Zilyedlik konusuna gelince; Hafız Ali mirasçılarından Gülsüm'ün tapuda yaptırdığı intikalde Emine Rukiye'nin payı muracaatına bırakılmıştır. Taraflar, Hafız Ali mirasçısı sıfatiyle bu taşınmazlarda hak sahibidirler. 15.5.1957 gün ve 2/11 sayılı İçtihadı Birleştirme Kurulu Kararında 12.10.1960 gün ve 7-12/66 sayılı Hukuk Genel Kurulu Kararında da işaret olunduğu üzere, mirasçılardan birinin veya birkaçının taşınmaz maldaki zilyedliği hem kendi adına, hem de diğer mirasçılar nam ve hesabına kabul edilir. Diğer mirasçılar nam ve hesabına zilyedlik fer'i zilyedlik niteliğinde olduğundan MK.nun 639/2. maddesindeki (malık sıfatile zilyedlik) ten sözedilemez. Bu koşulun bulunmayışı nedeniyle de MK.nun 639. maddesinin ikinci fıkrası hükmü mirasçılar arasında uygulanamaz. Şu halde, davacıların zilyedliğe dayalı iddialarına da itibar edilemez.

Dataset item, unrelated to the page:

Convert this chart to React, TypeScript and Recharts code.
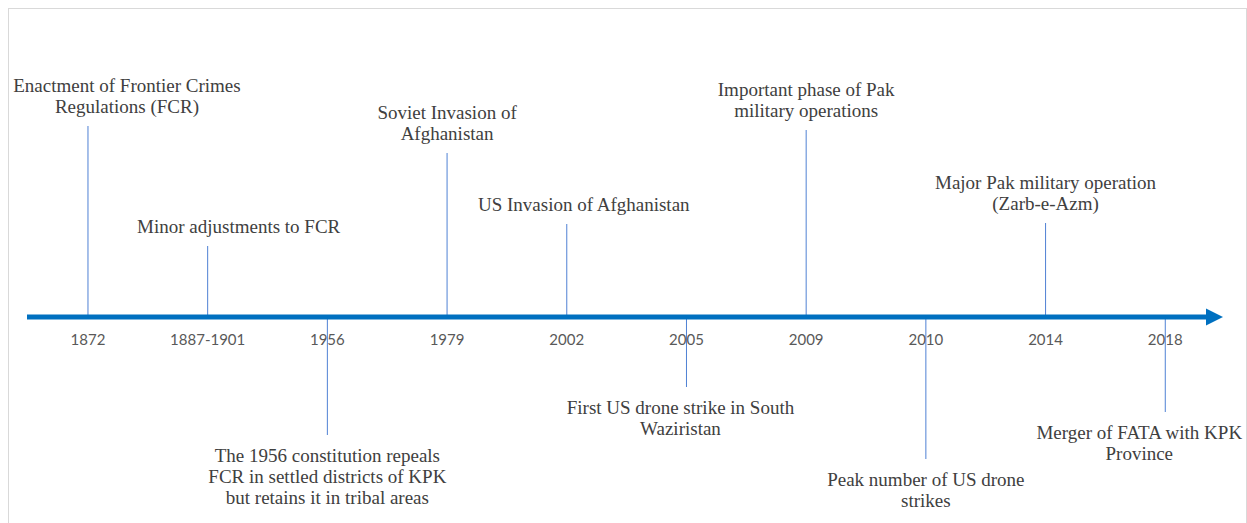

Burada bir hususu açıklığa kavuşturmakta yarar görülmüştür. Hafız Ali mirasçılarından Gülsüm'e ait payın MK.nun 639/2. maddesi uyarınca davacılar adına tescil edilmiş olması, Yargıtay'ca hükmün onanma tarihi olan 27.10.1949 gününde, 24.4.1949 gün ve 7/7 sayılı İçtihadı Birleştirme Kurulu kararının bulunmasından ve bunun gözönünde tutulmasından ileri gelmiştir. O karara göre mirasçılar arasında zamanaşımı işlemekte idi. MK.nun 639. maddesinde yapılan değişiklikten sonra çıkan 26.5.1954 gün ve 7/17 sayılı İçtihadı Birleştirme Kurulu Kararı ile mirasçılar arasında zamanaşımı işleyeceğine ilişkin önceki içtihadın değerini yitirdiği kabul edilmiştir. Gülsüm hakkındaki hükmün Yargıtay'ca incelenmesi sırasında geçerli olan İçtihadı Birleştirme Kurulu Kararının gözönünde tutulmuş, olması, değişen yasal koşullar ve İçtihadı Birleştirme Kurulu Kararları karşısında., Emine Rukiye'ye ait pay hakkında açılan bu davada gerekçe kabul edilip hükme dayanak yapılamaz.
Davalılardan Nurten ve Türkan, Emine Rukiye'nin diğer mirasçılarından ikisidir. Bunlar da iştirak halinde malik olup davayı kabulleri davacılar adına tescile neden olamaz.
Bütün bu hususlar nazara alınmadan yazılı şekilde tescile karar verilmesi doğru değildir.
SONUÇ : Yukarıda açıklanan nedenlerle, mümeyyizlerin temyiz itirazlarının kabulü ile hükmün BOZULMASINA 1000 lira duruşma vekalet ücretinin davacılardan alınarak duruşmada kendilerini vekille temsil ettiren davalılara ödenmesine, yersiz alınan temyiz harçlarının istek halinde iadesine, 26.12.1978 gününde oybirliğiyle karar verildi.